STATED EXERCISE
Reproduce the listing below exactly, beginning with its first line and ending with the line that holds "const freq = d3.range(201).map(i"; pictures are not part of the copy.

***** SOURCE EXCERPT

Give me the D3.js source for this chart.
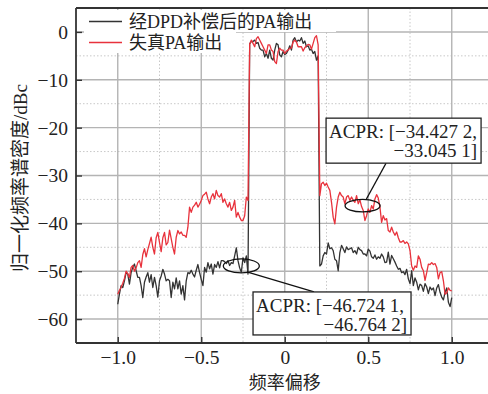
<!DOCTYPE html>
<html>
<head>
<meta charset="utf-8">
<script src="https://cdn.jsdelivr.net/npm/d3@7"></script>
<style>
  body { margin: 0; background: #fff; }
  svg { display: block; }
</style>
</head>
<body>
<div id="chart"></div>
<script>
// frequency offset grid, step 0.01 from -1 to 1
const freq = d3.range(201).map(i => +(-1 + i * 0.01).toFixed(2));

// 经DPD补偿后的PA输出 (dBc)
const dpdOut = [
  -56.9, -54.8, -53.0, -53.4, -52.0, -50.3, -50.6, -52.7, -50.3, -49.2,
  -48.5, -49.9, -51.3, -51.3, -53.0, -55.5, -52.3, -51.2, -50.3, -52.3,
  -50.7, -53.4, -51.3, -53.0, -55.4, -52.0, -51.0, -49.6, -50.6, -52.0,
  -51.7, -52.0, -55.5, -52.3, -53.7, -51.4, -53.7, -52.0, -54.8, -53.0,
  -56.0, -52.0, -50.3, -50.5, -49.8, -50.6, -51.2, -49.8, -48.6, -50.3,
  -51.7, -53.0, -49.2, -50.2, -48.2, -49.5, -48.5, -50.6, -48.6, -49.2,
  -48.0, -49.3, -47.8, -47.8, -48.0, -48.4, -47.8, -48.8, -48.2, -48.4,
  -46.8, -45.1, -47.8, -49.3, -50.2, -47.2, -48.2, -46.8, -50.6, -2.5,
  -2.0, -2.0, -1.7, -2.4, -2.2, -3.4, -3.8, -3.8, -5.2, -4.5,
  -5.5, -3.8, -5.5, -5.9, -3.8, -2.4, -2.7, -4.8, -5.2, -4.1,
  -4.7, -4.5, -3.8, -2.9, -3.8, -1.7, -1.2, -2.1, -1.7, -1.9,
  -1.2, -2.4, -1.9, -3.1, -2.9, -3.8, -3.6, -4.5, -4.1, -5.9,
  -5.0, -48.9, -48.5, -46.8, -46.1, -46.4, -44.1, -45.3, -45.1, -45.7,
  -47.5, -47.8, -49.9, -46.1, -44.6, -45.3, -46.1, -44.9, -45.5, -45.3,
  -45.1, -46.1, -45.7, -46.4, -45.0, -45.5, -45.7, -46.4, -46.4, -46.8,
  -45.4, -45.8, -47.0, -47.3, -46.6, -47.5, -47.0, -47.3, -46.4, -47.0,
  -48.2, -48.1, -46.0, -48.5, -46.7, -47.4, -48.1, -48.9, -49.6, -49.4,
  -50.3, -50.1, -50.7, -49.6, -51.6, -52.6, -49.9, -53.0, -51.4, -52.3,
  -53.9, -52.7, -53.0, -54.2, -52.6, -53.3, -54.7, -53.3, -53.9, -53.5,
  -55.1, -53.5, -52.8, -54.4, -55.4, -56.0, -54.4, -53.5, -56.5, -57.4,
  -55.5
];

// 失真PA输出 (dBc)
const paOut = [
  -54.8, -54.0, -53.4, -52.5, -51.5, -50.0, -50.5, -51.3, -49.2, -48.8,
  -50.0, -49.3, -48.2, -47.8, -49.2, -46.5, -45.3, -47.0, -45.5, -44.2,
  -42.9, -45.0, -46.4, -43.0, -41.9, -44.0, -45.9, -43.0, -41.9, -44.5,
  -44.0, -41.4, -43.2, -45.0, -46.4, -42.9, -41.5, -42.2, -41.8, -42.5,
  -42.5, -42.9, -40.8, -36.6, -37.7, -36.6, -36.2, -35.6, -36.6, -36.0,
  -35.2, -34.2, -33.9, -33.5, -34.9, -35.9, -34.5, -33.8, -34.9, -33.1,
  -34.2, -34.5, -33.8, -35.6, -34.9, -35.9, -36.6, -35.6, -37.3, -36.6,
  -35.2, -38.7, -37.7, -38.7, -39.4, -39.4, -38.4, -34.5, -35.2, -2.5,
  -1.7, -2.4, -3.1, -1.4, -1.0, -1.7, -2.4, -3.1, -3.8, -4.5,
  -2.7, -2.7, -3.8, -4.1, -6.2, -6.6, -4.1, -3.4, -3.8, -3.8,
  -4.5, -4.0, -3.8, -3.4, -3.4, -2.1, -1.7, -2.1, -3.1, -3.1,
  -3.1, -4.0, -3.3, -2.9, -2.6, -2.7, -3.6, -2.4, -1.2, -0.8,
  -2.7, -34.2, -31.7, -31.4, -32.1, -31.6, -32.4, -33.1, -35.6, -38.7,
  -40.1, -36.6, -34.5, -33.5, -34.2, -34.5, -35.9, -34.5, -34.2, -35.2,
  -34.5, -35.2, -35.6, -34.2, -35.9, -35.1, -36.5, -37.3, -39.4, -38.4,
  -37.0, -37.7, -36.3, -37.0, -34.9, -34.0, -34.7, -36.6, -39.8, -38.4,
  -39.3, -39.0, -41.5, -41.8, -40.8, -41.8, -42.5, -41.8, -43.0, -43.9,
  -43.9, -43.6, -44.2, -43.9, -44.3, -45.7, -48.9, -49.8, -48.9, -49.2,
  -46.8, -47.5, -49.2, -49.9, -51.9, -50.3, -48.5, -48.6, -48.2, -48.6,
  -48.4, -49.2, -51.6, -50.3, -50.1, -52.0, -54.8, -54.5, -53.5, -54.0,
  -54.1
];

const xTicks = [-1, -0.5, 0, 0.5, 1];
const xTickLabels = ["−1.0", "−0.5", "0", "0.5", "1.0"];
const xMinor = [-0.75, -0.25, 0.25, 0.75];
const yTicks = [0, -10, -20, -30, -40, -50, -60];
const yTickLabels = ["0", "−10", "−20", "−30", "−40", "−50", "−60"];
const yMinor = [-5, -15, -25, -35, -45, -55];
const seriesNames = ["经DPD补偿后的PA输出", "失真PA输出"];
const acprPA = ["ACPR: [−34.427 2,", "−33.045 1]"];
const acprDPD = ["ACPR: [−46.724 1,", "−46.764 2]"];

const width = 488, height = 394;
const plotLeft = 76, plotTop = 8, plotBottom = 343;

const x = d3.scaleLinear().domain([-1.25, 1.25]).range([plotLeft, plotLeft + 417.5]);
const y = d3.scaleLinear().domain([-65, 5]).range([plotBottom, plotTop]);

const serif = "'Liberation Serif', 'Times New Roman', serif";
const mixed = "'Liberation Serif', 'Noto Sans CJK SC', serif";
const cjk = "'Noto Sans CJK SC', sans-serif";

const svg = d3.select("#chart").append("svg")
  .attr("width", width)
  .attr("height", height);

svg.append("rect").attr("width", width).attr("height", height).attr("fill", "#fff");

svg.append("defs").append("clipPath").attr("id", "plot")
  .append("rect")
  .attr("x", plotLeft).attr("y", plotTop)
  .attr("width", width - plotLeft).attr("height", plotBottom - plotTop);

// grid
const grid = svg.append("g");
grid.selectAll(".xm").data(xMinor).enter().append("line")
  .attr("x1", d => x(d)).attr("x2", d => x(d))
  .attr("y1", plotTop).attr("y2", plotBottom)
  .attr("stroke", "#c8c8c8").attr("stroke-width", 1).attr("stroke-dasharray", "1.5,2");
grid.selectAll(".ym").data(yMinor).enter().append("line")
  .attr("x1", plotLeft).attr("x2", width)
  .attr("y1", d => y(d)).attr("y2", d => y(d))
  .attr("stroke", "#c8c8c8").attr("stroke-width", 1).attr("stroke-dasharray", "1.5,2");
grid.selectAll(".xM").data(xTicks).enter().append("line")
  .attr("x1", d => x(d)).attr("x2", d => x(d))
  .attr("y1", plotTop).attr("y2", plotBottom)
  .attr("stroke", "#b4b4b4").attr("stroke-width", 1.4);
grid.selectAll(".yM").data(yTicks).enter().append("line")
  .attr("x1", plotLeft).attr("x2", width)
  .attr("y1", d => y(d)).attr("y2", d => y(d))
  .attr("stroke", "#b4b4b4").attr("stroke-width", 1.4);

// curves
const line = d3.line()
  .x((d, i) => x(freq[i]))
  .y(d => y(d));

const curves = svg.append("g").attr("clip-path", "url(#plot)");
curves.append("path").datum(dpdOut)
  .attr("d", line).attr("fill", "none")
  .attr("stroke", "#333").attr("stroke-width", 1.3).attr("stroke-linejoin", "round");
curves.append("path").datum(paOut)
  .attr("d", line).attr("fill", "none")
  .attr("stroke", "#e8323c").attr("stroke-width", 1.3).attr("stroke-linejoin", "round");

// frame
const frame = svg.append("g").attr("stroke", "#333").attr("stroke-width", 1.8);
frame.append("line").attr("x1", plotLeft).attr("x2", plotLeft).attr("y1", plotTop).attr("y2", plotBottom);
frame.append("line").attr("x1", plotLeft).attr("x2", width).attr("y1", plotBottom).attr("y2", plotBottom);
frame.append("line").attr("x1", plotLeft).attr("x2", width).attr("y1", plotTop).attr("y2", plotTop);

// axes, ticks pointing inward
const xAxis = svg.append("g")
  .attr("transform", `translate(0,${plotBottom})`)
  .call(d3.axisBottom(x).tickValues(xTicks).tickSizeInner(-6).tickSizeOuter(0)
    .tickFormat((d, i) => xTickLabels[i]));
const yAxis = svg.append("g")
  .attr("transform", `translate(${plotLeft},0)`)
  .call(d3.axisLeft(y).tickValues(yTicks).tickSizeInner(-6).tickSizeOuter(0)
    .tickFormat((d, i) => yTickLabels[i]));
[xAxis, yAxis].forEach(a => {
  a.select(".domain").remove();
  a.selectAll(".tick line").attr("stroke", "#333").attr("stroke-width", 1.4);
  a.selectAll("text").attr("font-family", serif).attr("font-size", 19.5).attr("fill", "#222");
});
xAxis.selectAll("text").attr("dy", null).attr("y", 21);
yAxis.selectAll("text").attr("x", -8).attr("dy", "0.33em");

// axis titles
svg.append("text")
  .attr("x", x(0)).attr("y", 389)
  .attr("text-anchor", "middle")
  .attr("font-family", cjk).attr("font-size", 18).attr("fill", "#222")
  .text("频率偏移");
svg.append("text")
  .attr("transform", "translate(27,178) rotate(-90)")
  .attr("text-anchor", "middle")
  .attr("font-family", mixed).attr("font-size", 19).attr("fill", "#222")
  .text("归一化频率谱密度/dBc");

// legend
const legend = svg.append("g");
const legendColors = ["#333", "#e8323c"];
const legendBg = [[84, 10, 252, 22], [84, 32, 152, 21]];
seriesNames.forEach((name, i) => {
  const cy = 21.5 + i * 21;
  legend.append("rect")
    .attr("x", legendBg[i][0]).attr("y", legendBg[i][1])
    .attr("width", legendBg[i][2]).attr("height", legendBg[i][3])
    .attr("fill", "#fff");
  legend.append("line")
    .attr("x1", 89).attr("x2", 122).attr("y1", cy).attr("y2", cy)
    .attr("stroke", legendColors[i]).attr("stroke-width", 1.3);
  legend.append("text")
    .attr("x", 129).attr("y", cy + 6)
    .attr("font-family", mixed).attr("font-size", 18).attr("fill", "#222")
    .text(name);
});

// ACPR annotations
function annotate(cx, cy, rx, ry, box, lead, lines) {
  const px = x(cx), py = y(cy);
  const g = svg.append("g");
  g.append("ellipse")
    .attr("cx", px).attr("cy", py).attr("rx", rx).attr("ry", ry)
    .attr("fill", "none").attr("stroke", "#111").attr("stroke-width", 1.3);
  g.append("line")
    .attr("x1", px + lead[0]).attr("y1", py + lead[1])
    .attr("x2", px + lead[2]).attr("y2", py + lead[3])
    .attr("stroke", "#111").attr("stroke-width", 1.2);
  const bx = px + box[0], by = py + box[1];
  g.append("rect")
    .attr("x", bx).attr("y", by).attr("width", box[2]).attr("height", box[3])
    .attr("fill", "#fff").attr("stroke", "#222").attr("stroke-width", 1.3);
  g.append("text")
    .attr("x", bx + 3).attr("y", by + 20)
    .attr("font-family", serif).attr("font-size", 19).attr("fill", "#222")
    .text(lines[0]);
  g.append("text")
    .attr("x", bx + box[2] - 4).attr("y", by + 39)
    .attr("text-anchor", "end")
    .attr("font-family", serif).attr("font-size", 19).attr("fill", "#222")
    .text(lines[1]);
}

annotate(0.466, -36.3, 17.5, 6.2, [-36.5, -87.5, 155, 45], [3.5, -6, 23.5, -42.5], acprPA);
annotate(-0.26, -48.9, 18, 7, [11.7, 26, 158, 43], [5.5, 6, 72.7, 26], acprDPD);
</script>
</body>
</html>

**********

SOLUTION FOR THIS PROBLEM
Give me the D3.js source for this chart.
<!DOCTYPE html>
<html>
<head>
<meta charset="utf-8">
<script src="https://cdn.jsdelivr.net/npm/d3@7"></script>
<style>
  body { margin: 0; background: #fff; }
  svg { display: block; }
</style>
</head>
<body>
<div id="chart"></div>
<script>
// frequency offset grid, step 0.01 from -1 to 1
const freq = d3.range(201).map(i => +(-1 + i * 0.01).toFixed(2));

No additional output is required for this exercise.